Towards the end of the 50s, while continuing to work in the aviation industry, the Belletti Workshop began to establish important relationships in the motorcycle racing industry, working closely with Eng. Lino Tonti, building motorcycle frames for racing competitions. Some of the first frames were built for Paton in Milan, who they continued to work with until 1973. Paton motorcycles with Belletti frames, or replicas of the same, are identified with the initials BL, as can be seen in the BL3-R model which is still in production today.
Starting in the 60s, other important brands such as Linto, Puch Frigerio, and Guazzoni begin to commission the Belletti family to build prototypes and special motorcycle frames for racing.
One of the most significant achievements within the motorcycle industry dates back to 1967. That year, Mike Hailwood was to take part in the World Championship with a Honda 500 GP, but after the initial testing carried out that winter, the road racer began to complain about the performance of the frame.
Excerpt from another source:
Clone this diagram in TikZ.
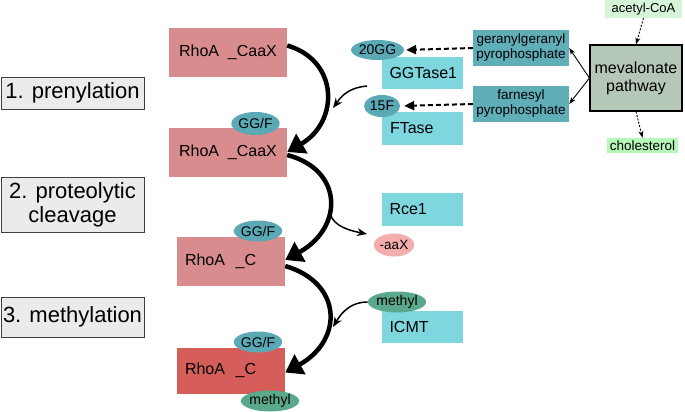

In 1967, the engineers at the Japanese company had been focused on developing the engine (which turned out to be among the most powerful in the Championship) and consequently decided not to make any further changes to the chassis. Referred by specialist Giuseppe Pattoni, Hailwood approached Stelio and Antenore Belletti as a private customer and commissioned them to construct a new chassis for his Honda 500 GP. They completed the tubular-steel double cradle frame in just 16 days.
The Honda 500 GP motorcycle equipped with the new Belletti frame was used for the first time at the Mototemporada Romagnola, in the Rimini stage on May 14, 1967. The road racer won the race, breaking the winning streak of racer Giacomo Agostini who rode a MV Agusta. The motorcycle was also used in the World Championship while testing the Hockenheim circuit, but Honda forbade the use of the motorcycle during the race and for all subsequent races.
In 1968, they also began construction on a limited series of frames to equip the Gran Prix motorcycle Linto 500 GP; all the frames for this model were designed by Belletti’s friend, Lino Tonti, and built by Belletti.
The Belletti workshop continued to work in the motorcycle industry until the early 70s.

===In the bicycle industry===
Stelio Belletti has been passionate about racing bicycles ever since he was a boy. Starting in the 70s, he began to race in local and amateur competitions with excellent results.
Spurred by a dry-spell in his family’s workshop and the dissatisfaction he felt towards the most recent racing bicycle he had purchased, Stelio Belletti tried his hand at bicycle frame building. His results encouraged him to found the Stelbel brand in 1973.
Having honed his TIG welding skills while working in the aviation industry, he became the first Italian frame builder to build TIG welded frames.
In 1975, Stelio Belletti patented the first bicycle frame welded with TIG welding techniques in Italy and that same year produced the frames for the Polish national team, who went on to win the gold medal in the men’s team time trial race at the UCI Road World Championships in Mettet.
By the second half of the 70s, the Belletti workshop concentrated on the production of Stelbel bicycle frames, and gradually began to decrease their commitment in other areas of production.
In the early 80s, for age reasons, his father Antenore left the company to Stelio, and under his management the company hired additional employees.

Stelio Belletti is recognized to have been on the forefront of bicycle frame construction, always pushing the boundaries and experimenting with new solutions. He remembers being one of the first manufacturers to make stainless steel frames.
Belletti continued to work in his family’s workshop until 1990 when the company closed.
Over the following years, Belletti collaborated with other Italian brands producing TIG welded frames made with steel or aluminum tubing.
Upon his retirement, Stelio Belletti has devoted his time to sports, participating in several cycling events, and even organizing some himself.